Charts and diagrams as code
== == ==
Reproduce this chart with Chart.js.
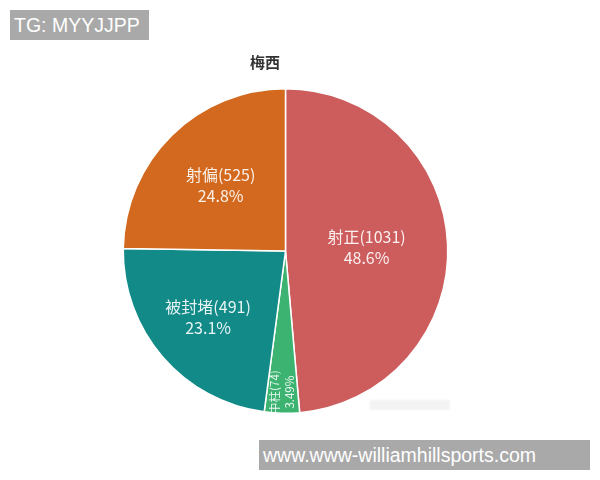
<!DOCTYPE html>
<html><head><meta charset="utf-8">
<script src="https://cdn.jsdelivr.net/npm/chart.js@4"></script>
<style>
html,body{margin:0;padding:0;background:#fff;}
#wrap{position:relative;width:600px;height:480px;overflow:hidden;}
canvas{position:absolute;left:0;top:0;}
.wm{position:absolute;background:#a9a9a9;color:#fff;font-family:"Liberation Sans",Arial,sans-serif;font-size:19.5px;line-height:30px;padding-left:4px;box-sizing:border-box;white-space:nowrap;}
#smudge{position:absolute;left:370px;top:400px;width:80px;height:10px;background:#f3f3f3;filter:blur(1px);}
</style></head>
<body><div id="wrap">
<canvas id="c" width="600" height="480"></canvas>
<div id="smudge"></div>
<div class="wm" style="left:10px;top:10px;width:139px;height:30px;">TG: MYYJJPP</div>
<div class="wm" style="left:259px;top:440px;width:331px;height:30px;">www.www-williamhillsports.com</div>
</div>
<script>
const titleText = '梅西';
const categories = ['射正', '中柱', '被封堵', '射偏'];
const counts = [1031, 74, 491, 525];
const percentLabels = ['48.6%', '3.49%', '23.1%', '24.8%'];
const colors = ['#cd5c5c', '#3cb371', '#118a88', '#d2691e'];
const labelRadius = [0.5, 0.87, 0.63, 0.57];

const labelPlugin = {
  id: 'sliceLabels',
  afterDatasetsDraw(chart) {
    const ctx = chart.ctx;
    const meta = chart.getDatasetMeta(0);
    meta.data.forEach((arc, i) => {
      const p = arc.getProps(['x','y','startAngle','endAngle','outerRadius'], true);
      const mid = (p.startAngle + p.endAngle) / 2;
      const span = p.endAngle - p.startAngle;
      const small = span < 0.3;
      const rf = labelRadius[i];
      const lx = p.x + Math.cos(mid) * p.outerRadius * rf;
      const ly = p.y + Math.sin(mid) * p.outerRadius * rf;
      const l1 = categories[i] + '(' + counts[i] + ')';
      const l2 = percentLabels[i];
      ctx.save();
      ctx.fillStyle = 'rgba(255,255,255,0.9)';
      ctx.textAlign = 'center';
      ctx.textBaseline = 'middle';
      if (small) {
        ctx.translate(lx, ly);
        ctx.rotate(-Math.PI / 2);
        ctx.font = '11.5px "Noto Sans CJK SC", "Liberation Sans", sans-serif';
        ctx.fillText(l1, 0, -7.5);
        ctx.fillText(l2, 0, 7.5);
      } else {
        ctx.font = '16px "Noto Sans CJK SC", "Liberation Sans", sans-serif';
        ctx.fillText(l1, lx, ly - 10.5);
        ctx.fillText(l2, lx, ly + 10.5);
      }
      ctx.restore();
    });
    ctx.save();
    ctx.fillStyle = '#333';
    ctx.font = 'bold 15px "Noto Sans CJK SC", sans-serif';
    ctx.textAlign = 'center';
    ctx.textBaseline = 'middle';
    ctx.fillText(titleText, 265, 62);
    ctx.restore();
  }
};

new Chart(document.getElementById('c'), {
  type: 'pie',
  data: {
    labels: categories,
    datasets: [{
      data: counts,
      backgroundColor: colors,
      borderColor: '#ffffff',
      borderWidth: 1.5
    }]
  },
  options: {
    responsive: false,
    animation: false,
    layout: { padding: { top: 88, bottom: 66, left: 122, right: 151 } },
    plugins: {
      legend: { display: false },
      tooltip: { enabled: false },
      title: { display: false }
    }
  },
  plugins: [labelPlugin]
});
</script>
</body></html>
== == ==
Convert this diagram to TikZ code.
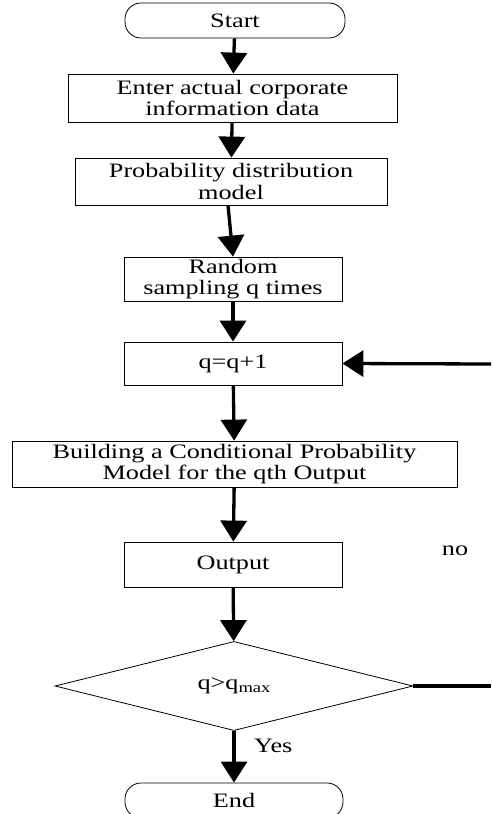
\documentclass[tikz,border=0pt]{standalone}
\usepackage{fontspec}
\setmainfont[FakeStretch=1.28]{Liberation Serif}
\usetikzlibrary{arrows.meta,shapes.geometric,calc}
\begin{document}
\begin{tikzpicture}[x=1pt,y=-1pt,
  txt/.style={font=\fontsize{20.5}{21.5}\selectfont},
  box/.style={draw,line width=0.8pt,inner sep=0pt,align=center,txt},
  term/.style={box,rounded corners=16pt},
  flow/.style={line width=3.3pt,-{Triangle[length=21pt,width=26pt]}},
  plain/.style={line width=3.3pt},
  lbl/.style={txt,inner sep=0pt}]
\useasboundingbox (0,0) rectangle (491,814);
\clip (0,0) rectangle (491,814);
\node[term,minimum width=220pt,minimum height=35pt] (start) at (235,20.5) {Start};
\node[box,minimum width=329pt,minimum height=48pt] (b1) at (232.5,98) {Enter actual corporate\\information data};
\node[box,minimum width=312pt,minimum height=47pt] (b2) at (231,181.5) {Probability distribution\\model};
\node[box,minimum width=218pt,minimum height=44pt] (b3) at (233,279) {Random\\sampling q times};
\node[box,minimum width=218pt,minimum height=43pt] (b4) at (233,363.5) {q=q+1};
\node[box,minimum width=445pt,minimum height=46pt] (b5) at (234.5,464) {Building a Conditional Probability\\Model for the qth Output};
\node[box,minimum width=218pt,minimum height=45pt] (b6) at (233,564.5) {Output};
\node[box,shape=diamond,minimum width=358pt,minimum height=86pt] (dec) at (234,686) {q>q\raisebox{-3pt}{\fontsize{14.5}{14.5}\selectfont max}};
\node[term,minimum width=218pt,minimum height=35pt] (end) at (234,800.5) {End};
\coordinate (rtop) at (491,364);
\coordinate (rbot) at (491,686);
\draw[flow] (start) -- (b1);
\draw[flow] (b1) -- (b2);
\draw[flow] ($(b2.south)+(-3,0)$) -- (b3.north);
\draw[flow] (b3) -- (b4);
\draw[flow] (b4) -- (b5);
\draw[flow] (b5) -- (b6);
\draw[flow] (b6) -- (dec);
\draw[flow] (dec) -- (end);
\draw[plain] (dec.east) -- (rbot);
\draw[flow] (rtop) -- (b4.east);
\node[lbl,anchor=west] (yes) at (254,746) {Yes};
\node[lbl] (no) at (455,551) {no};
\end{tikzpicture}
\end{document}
== == ==
Written task
Only the lines from the one with "Reproduce this chart with Chart.js." through the one with "const labelRadius = [0.5, 0.87, 0.63, 0.57];", both included, go in the copy, exactly as written. Leave the pictures behind.

Full response
Reproduce this chart with Chart.js.
<!DOCTYPE html>
<html><head><meta charset="utf-8">
<script src="https://cdn.jsdelivr.net/npm/chart.js@4"></script>
<style>
html,body{margin:0;padding:0;background:#fff;}
#wrap{position:relative;width:600px;height:480px;overflow:hidden;}
canvas{position:absolute;left:0;top:0;}
.wm{position:absolute;background:#a9a9a9;color:#fff;font-family:"Liberation Sans",Arial,sans-serif;font-size:19.5px;line-height:30px;padding-left:4px;box-sizing:border-box;white-space:nowrap;}
#smudge{position:absolute;left:370px;top:400px;width:80px;height:10px;background:#f3f3f3;filter:blur(1px);}
</style></head>
<body><div id="wrap">
<canvas id="c" width="600" height="480"></canvas>
<div id="smudge"></div>
<div class="wm" style="left:10px;top:10px;width:139px;height:30px;">TG: MYYJJPP</div>
<div class="wm" style="left:259px;top:440px;width:331px;height:30px;">www.www-williamhillsports.com</div>
</div>
<script>
const titleText = '梅西';
const categories = ['射正', '中柱', '被封堵', '射偏'];
const counts = [1031, 74, 491, 525];
const percentLabels = ['48.6%', '3.49%', '23.1%', '24.8%'];
const colors = ['#cd5c5c', '#3cb371', '#118a88', '#d2691e'];
const labelRadius = [0.5, 0.87, 0.63, 0.57];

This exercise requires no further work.